=== MATERIAL ===
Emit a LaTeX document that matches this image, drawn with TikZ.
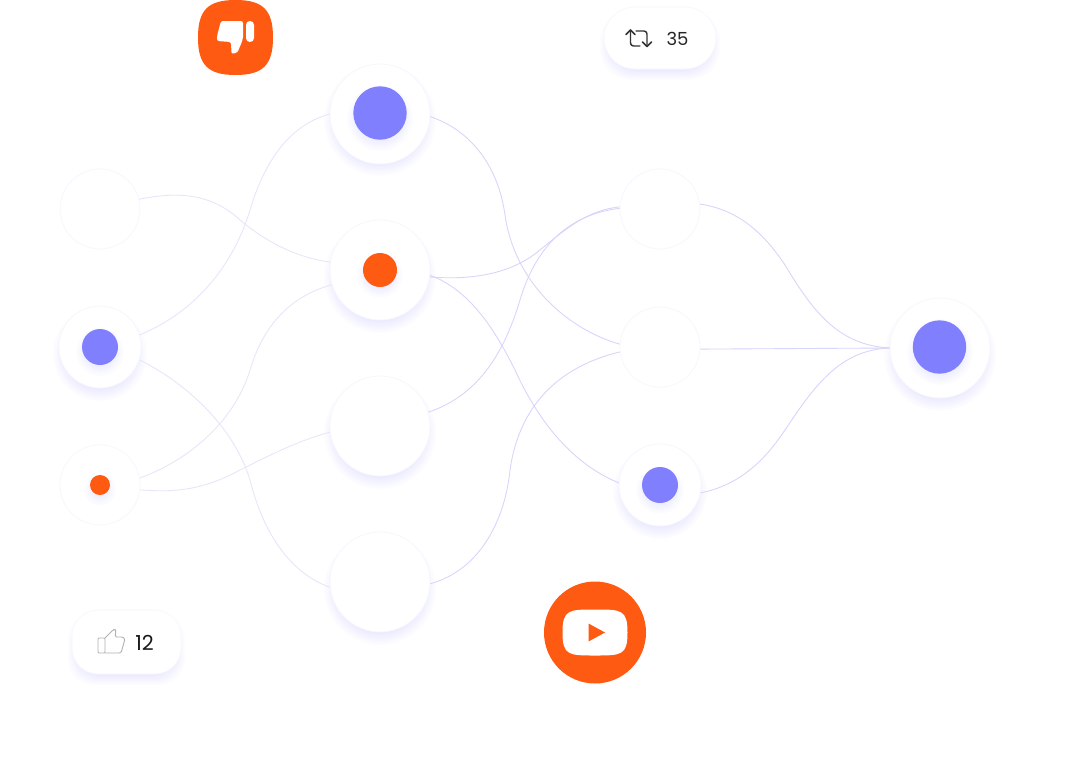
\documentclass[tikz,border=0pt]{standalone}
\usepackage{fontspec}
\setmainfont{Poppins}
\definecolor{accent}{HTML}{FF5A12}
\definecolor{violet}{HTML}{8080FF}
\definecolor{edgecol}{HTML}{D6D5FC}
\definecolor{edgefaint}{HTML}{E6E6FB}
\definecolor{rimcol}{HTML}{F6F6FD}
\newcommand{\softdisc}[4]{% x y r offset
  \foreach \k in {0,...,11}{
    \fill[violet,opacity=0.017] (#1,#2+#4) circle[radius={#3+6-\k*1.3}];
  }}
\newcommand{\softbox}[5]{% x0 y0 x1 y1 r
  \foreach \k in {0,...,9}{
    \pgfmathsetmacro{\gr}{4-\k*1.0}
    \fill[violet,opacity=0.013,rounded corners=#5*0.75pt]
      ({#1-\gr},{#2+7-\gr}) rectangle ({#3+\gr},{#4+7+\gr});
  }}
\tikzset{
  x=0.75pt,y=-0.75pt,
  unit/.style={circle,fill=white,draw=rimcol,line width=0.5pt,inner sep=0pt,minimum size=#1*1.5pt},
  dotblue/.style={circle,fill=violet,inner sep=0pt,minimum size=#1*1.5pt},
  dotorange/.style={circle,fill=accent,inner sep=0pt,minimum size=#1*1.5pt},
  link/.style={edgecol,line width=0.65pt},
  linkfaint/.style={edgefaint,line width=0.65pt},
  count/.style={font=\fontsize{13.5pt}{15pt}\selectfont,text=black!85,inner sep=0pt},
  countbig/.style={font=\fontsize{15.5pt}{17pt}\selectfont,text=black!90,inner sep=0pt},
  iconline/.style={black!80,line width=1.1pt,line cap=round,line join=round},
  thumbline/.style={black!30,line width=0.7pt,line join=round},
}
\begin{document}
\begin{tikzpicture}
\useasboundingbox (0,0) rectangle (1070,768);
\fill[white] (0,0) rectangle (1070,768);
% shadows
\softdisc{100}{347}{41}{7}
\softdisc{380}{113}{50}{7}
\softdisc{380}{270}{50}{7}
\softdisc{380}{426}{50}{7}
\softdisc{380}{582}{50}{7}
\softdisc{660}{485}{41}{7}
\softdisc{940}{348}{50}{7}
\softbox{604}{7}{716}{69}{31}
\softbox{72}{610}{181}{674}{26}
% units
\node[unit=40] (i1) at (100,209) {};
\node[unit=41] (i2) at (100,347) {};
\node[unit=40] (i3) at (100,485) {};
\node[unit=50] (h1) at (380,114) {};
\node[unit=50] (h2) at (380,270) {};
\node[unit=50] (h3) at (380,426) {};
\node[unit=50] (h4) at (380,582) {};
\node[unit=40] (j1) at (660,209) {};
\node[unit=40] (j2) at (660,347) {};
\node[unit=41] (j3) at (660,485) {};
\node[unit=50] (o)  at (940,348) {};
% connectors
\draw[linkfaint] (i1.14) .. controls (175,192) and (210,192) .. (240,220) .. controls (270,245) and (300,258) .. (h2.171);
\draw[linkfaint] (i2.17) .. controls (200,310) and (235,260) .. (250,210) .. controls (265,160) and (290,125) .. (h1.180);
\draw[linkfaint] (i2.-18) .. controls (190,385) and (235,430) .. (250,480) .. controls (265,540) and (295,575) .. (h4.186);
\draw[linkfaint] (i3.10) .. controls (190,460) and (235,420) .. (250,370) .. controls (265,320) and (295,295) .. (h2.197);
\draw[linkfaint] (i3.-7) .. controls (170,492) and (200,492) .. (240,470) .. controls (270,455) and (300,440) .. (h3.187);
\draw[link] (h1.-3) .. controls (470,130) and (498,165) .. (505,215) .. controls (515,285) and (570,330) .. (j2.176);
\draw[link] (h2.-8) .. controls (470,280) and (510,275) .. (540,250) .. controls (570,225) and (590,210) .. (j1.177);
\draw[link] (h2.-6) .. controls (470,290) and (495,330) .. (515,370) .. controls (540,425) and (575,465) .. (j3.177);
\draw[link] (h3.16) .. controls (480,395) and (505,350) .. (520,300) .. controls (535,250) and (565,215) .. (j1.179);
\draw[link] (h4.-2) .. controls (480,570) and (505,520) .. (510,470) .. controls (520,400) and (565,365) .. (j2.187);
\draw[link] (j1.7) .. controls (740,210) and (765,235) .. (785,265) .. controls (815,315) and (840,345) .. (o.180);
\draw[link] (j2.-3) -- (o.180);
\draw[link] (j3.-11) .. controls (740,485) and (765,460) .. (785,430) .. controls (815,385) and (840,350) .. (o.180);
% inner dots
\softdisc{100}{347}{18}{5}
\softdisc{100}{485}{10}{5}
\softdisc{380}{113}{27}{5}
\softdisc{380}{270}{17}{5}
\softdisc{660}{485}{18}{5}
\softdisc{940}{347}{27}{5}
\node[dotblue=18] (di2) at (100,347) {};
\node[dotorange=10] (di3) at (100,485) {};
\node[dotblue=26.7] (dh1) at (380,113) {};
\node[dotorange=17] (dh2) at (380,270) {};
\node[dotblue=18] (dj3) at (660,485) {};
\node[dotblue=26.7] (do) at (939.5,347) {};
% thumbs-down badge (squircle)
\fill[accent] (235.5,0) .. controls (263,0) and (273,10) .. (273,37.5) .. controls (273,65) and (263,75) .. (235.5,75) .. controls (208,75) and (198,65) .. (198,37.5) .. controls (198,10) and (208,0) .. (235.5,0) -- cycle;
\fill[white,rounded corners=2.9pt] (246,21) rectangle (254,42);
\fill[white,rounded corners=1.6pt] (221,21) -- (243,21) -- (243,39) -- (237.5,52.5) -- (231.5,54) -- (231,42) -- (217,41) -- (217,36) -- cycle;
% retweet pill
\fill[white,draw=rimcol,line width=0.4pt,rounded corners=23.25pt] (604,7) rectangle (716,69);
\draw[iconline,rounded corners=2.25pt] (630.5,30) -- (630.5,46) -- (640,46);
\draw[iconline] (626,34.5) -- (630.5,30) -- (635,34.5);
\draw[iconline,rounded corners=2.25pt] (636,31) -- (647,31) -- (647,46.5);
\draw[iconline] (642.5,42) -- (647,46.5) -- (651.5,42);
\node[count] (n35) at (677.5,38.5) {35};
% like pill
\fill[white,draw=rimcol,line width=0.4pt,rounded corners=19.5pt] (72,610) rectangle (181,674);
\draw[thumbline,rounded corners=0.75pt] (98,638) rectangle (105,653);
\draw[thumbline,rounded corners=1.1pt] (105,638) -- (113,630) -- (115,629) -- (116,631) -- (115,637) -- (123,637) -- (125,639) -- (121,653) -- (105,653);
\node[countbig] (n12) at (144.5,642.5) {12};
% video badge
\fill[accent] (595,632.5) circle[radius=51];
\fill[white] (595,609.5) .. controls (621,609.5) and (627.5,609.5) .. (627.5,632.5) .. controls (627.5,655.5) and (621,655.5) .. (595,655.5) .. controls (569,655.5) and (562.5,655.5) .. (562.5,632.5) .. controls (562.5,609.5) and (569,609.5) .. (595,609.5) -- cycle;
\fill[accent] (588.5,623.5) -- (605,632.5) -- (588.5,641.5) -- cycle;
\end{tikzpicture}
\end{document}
===
PROMPT: Return the listing above in full and without alteration, excluding its pictures.

EXERCISE ANSWER:
Emit a LaTeX document that matches this image, drawn with TikZ.
\documentclass[tikz,border=0pt]{standalone}
\usepackage{fontspec}
\setmainfont{Poppins}
\definecolor{accent}{HTML}{FF5A12}
\definecolor{violet}{HTML}{8080FF}
\definecolor{edgecol}{HTML}{D6D5FC}
\definecolor{edgefaint}{HTML}{E6E6FB}
\definecolor{rimcol}{HTML}{F6F6FD}
\newcommand{\softdisc}[4]{% x y r offset
  \foreach \k in {0,...,11}{
    \fill[violet,opacity=0.017] (#1,#2+#4) circle[radius={#3+6-\k*1.3}];
  }}
\newcommand{\softbox}[5]{% x0 y0 x1 y1 r
  \foreach \k in {0,...,9}{
    \pgfmathsetmacro{\gr}{4-\k*1.0}
    \fill[violet,opacity=0.013,rounded corners=#5*0.75pt]
      ({#1-\gr},{#2+7-\gr}) rectangle ({#3+\gr},{#4+7+\gr});
  }}
\tikzset{
  x=0.75pt,y=-0.75pt,
  unit/.style={circle,fill=white,draw=rimcol,line width=0.5pt,inner sep=0pt,minimum size=#1*1.5pt},
  dotblue/.style={circle,fill=violet,inner sep=0pt,minimum size=#1*1.5pt},
  dotorange/.style={circle,fill=accent,inner sep=0pt,minimum size=#1*1.5pt},
  link/.style={edgecol,line width=0.65pt},
  linkfaint/.style={edgefaint,line width=0.65pt},
  count/.style={font=\fontsize{13.5pt}{15pt}\selectfont,text=black!85,inner sep=0pt},
  countbig/.style={font=\fontsize{15.5pt}{17pt}\selectfont,text=black!90,inner sep=0pt},
  iconline/.style={black!80,line width=1.1pt,line cap=round,line join=round},
  thumbline/.style={black!30,line width=0.7pt,line join=round},
}
\begin{document}
\begin{tikzpicture}
\useasboundingbox (0,0) rectangle (1070,768);
\fill[white] (0,0) rectangle (1070,768);
% shadows
\softdisc{100}{347}{41}{7}
\softdisc{380}{113}{50}{7}
\softdisc{380}{270}{50}{7}
\softdisc{380}{426}{50}{7}
\softdisc{380}{582}{50}{7}
\softdisc{660}{485}{41}{7}
\softdisc{940}{348}{50}{7}
\softbox{604}{7}{716}{69}{31}
\softbox{72}{610}{181}{674}{26}
% units
\node[unit=40] (i1) at (100,209) {};
\node[unit=41] (i2) at (100,347) {};
\node[unit=40] (i3) at (100,485) {};
\node[unit=50] (h1) at (380,114) {};
\node[unit=50] (h2) at (380,270) {};
\node[unit=50] (h3) at (380,426) {};
\node[unit=50] (h4) at (380,582) {};
\node[unit=40] (j1) at (660,209) {};
\node[unit=40] (j2) at (660,347) {};
\node[unit=41] (j3) at (660,485) {};
\node[unit=50] (o)  at (940,348) {};
% connectors
\draw[linkfaint] (i1.14) .. controls (175,192) and (210,192) .. (240,220) .. controls (270,245) and (300,258) .. (h2.171);
\draw[linkfaint] (i2.17) .. controls (200,310) and (235,260) .. (250,210) .. controls (265,160) and (290,125) .. (h1.180);
\draw[linkfaint] (i2.-18) .. controls (190,385) and (235,430) .. (250,480) .. controls (265,540) and (295,575) .. (h4.186);
\draw[linkfaint] (i3.10) .. controls (190,460) and (235,420) .. (250,370) .. controls (265,320) and (295,295) .. (h2.197);
\draw[linkfaint] (i3.-7) .. controls (170,492) and (200,492) .. (240,470) .. controls (270,455) and (300,440) .. (h3.187);
\draw[link] (h1.-3) .. controls (470,130) and (498,165) .. (505,215) .. controls (515,285) and (570,330) .. (j2.176);
\draw[link] (h2.-8) .. controls (470,280) and (510,275) .. (540,250) .. controls (570,225) and (590,210) .. (j1.177);
\draw[link] (h2.-6) .. controls (470,290) and (495,330) .. (515,370) .. controls (540,425) and (575,465) .. (j3.177);
\draw[link] (h3.16) .. controls (480,395) and (505,350) .. (520,300) .. controls (535,250) and (565,215) .. (j1.179);
\draw[link] (h4.-2) .. controls (480,570) and (505,520) .. (510,470) .. controls (520,400) and (565,365) .. (j2.187);
\draw[link] (j1.7) .. controls (740,210) and (765,235) .. (785,265) .. controls (815,315) and (840,345) .. (o.180);
\draw[link] (j2.-3) -- (o.180);
\draw[link] (j3.-11) .. controls (740,485) and (765,460) .. (785,430) .. controls (815,385) and (840,350) .. (o.180);
% inner dots
\softdisc{100}{347}{18}{5}
\softdisc{100}{485}{10}{5}
\softdisc{380}{113}{27}{5}
\softdisc{380}{270}{17}{5}
\softdisc{660}{485}{18}{5}
\softdisc{940}{347}{27}{5}
\node[dotblue=18] (di2) at (100,347) {};
\node[dotorange=10] (di3) at (100,485) {};
\node[dotblue=26.7] (dh1) at (380,113) {};
\node[dotorange=17] (dh2) at (380,270) {};
\node[dotblue=18] (dj3) at (660,485) {};
\node[dotblue=26.7] (do) at (939.5,347) {};
% thumbs-down badge (squircle)
\fill[accent] (235.5,0) .. controls (263,0) and (273,10) .. (273,37.5) .. controls (273,65) and (263,75) .. (235.5,75) .. controls (208,75) and (198,65) .. (198,37.5) .. controls (198,10) and (208,0) .. (235.5,0) -- cycle;
\fill[white,rounded corners=2.9pt] (246,21) rectangle (254,42);
\fill[white,rounded corners=1.6pt] (221,21) -- (243,21) -- (243,39) -- (237.5,52.5) -- (231.5,54) -- (231,42) -- (217,41) -- (217,36) -- cycle;
% retweet pill
\fill[white,draw=rimcol,line width=0.4pt,rounded corners=23.25pt] (604,7) rectangle (716,69);
\draw[iconline,rounded corners=2.25pt] (630.5,30) -- (630.5,46) -- (640,46);
\draw[iconline] (626,34.5) -- (630.5,30) -- (635,34.5);
\draw[iconline,rounded corners=2.25pt] (636,31) -- (647,31) -- (647,46.5);
\draw[iconline] (642.5,42) -- (647,46.5) -- (651.5,42);
\node[count] (n35) at (677.5,38.5) {35};
% like pill
\fill[white,draw=rimcol,line width=0.4pt,rounded corners=19.5pt] (72,610) rectangle (181,674);
\draw[thumbline,rounded corners=0.75pt] (98,638) rectangle (105,653);
\draw[thumbline,rounded corners=1.1pt] (105,638) -- (113,630) -- (115,629) -- (116,631) -- (115,637) -- (123,637) -- (125,639) -- (121,653) -- (105,653);
\node[countbig] (n12) at (144.5,642.5) {12};
% video badge
\fill[accent] (595,632.5) circle[radius=51];
\fill[white] (595,609.5) .. controls (621,609.5) and (627.5,609.5) .. (627.5,632.5) .. controls (627.5,655.5) and (621,655.5) .. (595,655.5) .. controls (569,655.5) and (562.5,655.5) .. (562.5,632.5) .. controls (562.5,609.5) and (569,609.5) .. (595,609.5) -- cycle;
\fill[accent] (588.5,623.5) -- (605,632.5) -- (588.5,641.5) -- cycle;
\end{tikzpicture}
\end{document}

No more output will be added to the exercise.